March Madness 2026 has already delivered the kind of bracket chaos fans expect, but this year’s tournament has gone beyond a few early surprises. With only a handful of teams still standing, the path to the Final Four in Indianapolis has been defined by upsets, depth, defensive toughness, and the ability to adjust in real time when games tighten late.
What makes this stretch of the tournament so compelling is that the remaining contenders do not all look the same. Some are built around elite guard play, others win with physical defense, and a few have survived because they can make smart in-game adjustments when their first plan stops working. At this stage, talent still matters, but the teams that are peaking at the right time are usually the ones that can survive a bad shooting night, control tempo, and make the right decision possession after possession.
Why March Madness 2026 Has Felt So Unpredictable
The 2026 NCAA Tournament has been shaped by a simple reality: the bracket has been unforgiving.
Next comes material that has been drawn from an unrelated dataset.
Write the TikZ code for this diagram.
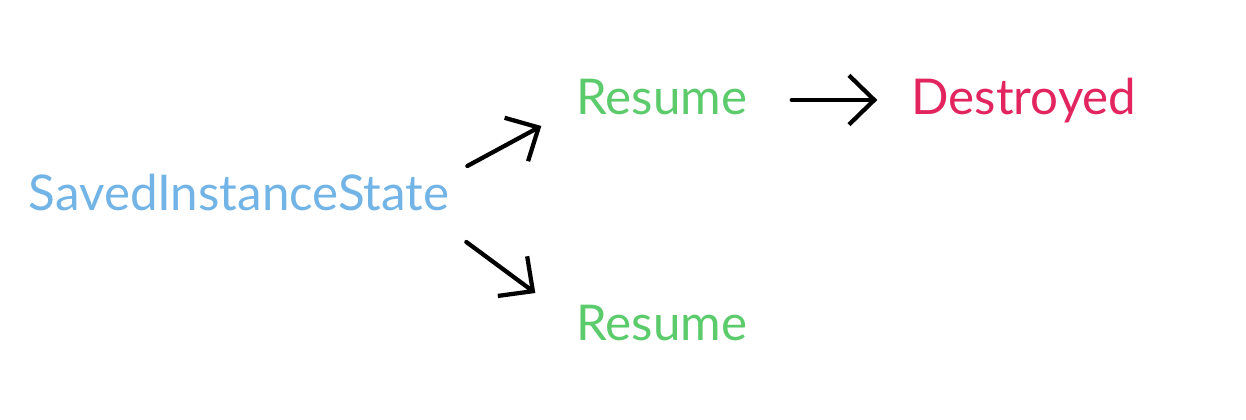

A few favorites have fallen earlier than expected, and several teams that were overlooked in the preseason or seeded lower have used balance and discipline to keep advancing. That is the essence of March Madness, but this year the pattern has been especially clear.
Upsets have not been random one-off events. In many cases, they have come from teams that were better prepared, deeper, or more adaptable than the more highly regarded opponent. When a lower seed can rotate fresh defenders, pressure the ball, and force an opponent out of its comfort zone, the gap between teams gets much smaller.
- Depth has mattered more than star power alone. Teams with reliable benches have handled the tournament grind better.
- Defense has traveled. Strong defensive teams have been able to win even when the offense stalls.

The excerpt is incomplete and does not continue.